Chinese president Xi Jinping presided over a ceremony in the city of Zhuhai to open the 34 mile-long bridge linking it to the semi-autonomous regions of Hong Kong and Macau.
Digital fireworks exploded on a screen behind him as leaders of the three cities looked on.
The £15 billion bridge took almost a decade to build while incurring major delays and cost overruns.
The bridge includes an undersea tunnel allowing ships to pass through the Pearl River delta, the heart of China’s crucial manufacturing sector.
It will cut travel time across the delta from several hours to just 30 minutes, something China hopes will bind the region together as a major driver of future economic growth.

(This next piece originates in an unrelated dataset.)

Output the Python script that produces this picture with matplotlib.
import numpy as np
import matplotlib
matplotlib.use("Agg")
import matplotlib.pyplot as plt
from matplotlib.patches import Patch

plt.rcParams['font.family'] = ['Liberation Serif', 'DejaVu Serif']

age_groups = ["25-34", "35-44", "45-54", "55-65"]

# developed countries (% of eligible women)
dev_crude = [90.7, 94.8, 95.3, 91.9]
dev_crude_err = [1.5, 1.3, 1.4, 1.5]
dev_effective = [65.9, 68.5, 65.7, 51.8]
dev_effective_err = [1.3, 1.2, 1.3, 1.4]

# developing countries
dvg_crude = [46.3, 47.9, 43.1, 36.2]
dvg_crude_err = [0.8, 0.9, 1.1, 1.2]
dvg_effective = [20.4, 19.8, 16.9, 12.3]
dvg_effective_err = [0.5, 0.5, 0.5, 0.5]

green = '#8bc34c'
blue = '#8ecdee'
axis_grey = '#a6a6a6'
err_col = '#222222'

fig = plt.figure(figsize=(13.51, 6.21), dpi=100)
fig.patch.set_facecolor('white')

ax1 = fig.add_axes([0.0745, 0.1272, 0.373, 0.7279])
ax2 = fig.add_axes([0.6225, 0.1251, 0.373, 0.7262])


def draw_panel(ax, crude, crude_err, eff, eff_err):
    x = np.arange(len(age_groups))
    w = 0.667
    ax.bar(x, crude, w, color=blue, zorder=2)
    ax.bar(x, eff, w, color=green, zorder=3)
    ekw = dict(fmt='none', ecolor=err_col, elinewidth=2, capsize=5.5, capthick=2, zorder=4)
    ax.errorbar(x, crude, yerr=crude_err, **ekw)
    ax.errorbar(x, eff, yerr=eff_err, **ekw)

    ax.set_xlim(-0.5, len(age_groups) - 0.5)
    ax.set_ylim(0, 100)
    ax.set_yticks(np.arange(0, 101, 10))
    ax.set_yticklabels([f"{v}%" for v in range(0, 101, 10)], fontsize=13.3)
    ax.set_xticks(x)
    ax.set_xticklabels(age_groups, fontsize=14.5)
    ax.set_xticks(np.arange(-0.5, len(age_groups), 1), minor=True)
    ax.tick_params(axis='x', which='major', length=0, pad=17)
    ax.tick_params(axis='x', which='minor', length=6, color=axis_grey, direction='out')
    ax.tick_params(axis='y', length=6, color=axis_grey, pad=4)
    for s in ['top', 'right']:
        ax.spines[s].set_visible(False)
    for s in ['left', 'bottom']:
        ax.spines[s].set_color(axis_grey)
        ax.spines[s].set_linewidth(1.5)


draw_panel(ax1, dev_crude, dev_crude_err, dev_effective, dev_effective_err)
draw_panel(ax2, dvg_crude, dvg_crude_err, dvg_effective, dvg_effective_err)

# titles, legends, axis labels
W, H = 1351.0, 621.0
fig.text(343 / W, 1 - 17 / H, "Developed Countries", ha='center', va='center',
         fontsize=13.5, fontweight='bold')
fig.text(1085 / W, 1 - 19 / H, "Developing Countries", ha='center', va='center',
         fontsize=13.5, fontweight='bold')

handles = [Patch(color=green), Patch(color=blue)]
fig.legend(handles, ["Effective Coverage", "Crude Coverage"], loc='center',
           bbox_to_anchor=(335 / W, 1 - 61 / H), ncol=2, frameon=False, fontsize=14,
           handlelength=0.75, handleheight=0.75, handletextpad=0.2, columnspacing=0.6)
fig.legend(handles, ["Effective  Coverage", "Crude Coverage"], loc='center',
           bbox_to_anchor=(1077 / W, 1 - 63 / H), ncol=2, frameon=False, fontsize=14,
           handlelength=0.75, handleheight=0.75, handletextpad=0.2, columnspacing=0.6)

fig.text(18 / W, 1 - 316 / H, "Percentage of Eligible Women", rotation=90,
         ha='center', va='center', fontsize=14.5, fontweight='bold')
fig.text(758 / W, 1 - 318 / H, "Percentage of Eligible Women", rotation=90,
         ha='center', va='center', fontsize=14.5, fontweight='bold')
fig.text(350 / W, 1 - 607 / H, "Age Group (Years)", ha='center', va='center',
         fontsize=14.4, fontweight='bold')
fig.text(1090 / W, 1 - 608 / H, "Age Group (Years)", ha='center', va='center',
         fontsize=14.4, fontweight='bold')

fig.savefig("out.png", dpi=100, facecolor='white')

Heavily regulated traffic using permits issued under a quota system will begin flowing on Wednesday.
The bridge forms a physical link between the mainland and Hong Kong, an Asian financial hub which was handed over from British to Chinese control in 1997 with the assurance it would maintain its own legal and economic system for 50 years.
This carries major political significance for Mr Xi’s administration, which has rejected calls for political liberalisation in Hong Kong, sparking fears Beijing will clamp down further on civil liberties before the end of the "one country, two systems" arrangement in 2047.
The bridge’s opening also comes a month after the inauguration of a new high-speed rail link from Hong Kong to mainland China which runs along a different, shorter route.
The line has vastly decreased travel times but also raised concerns about Beijing’s growing influence because mainland Chinese law applies within part of the line’s Hong Kong terminus.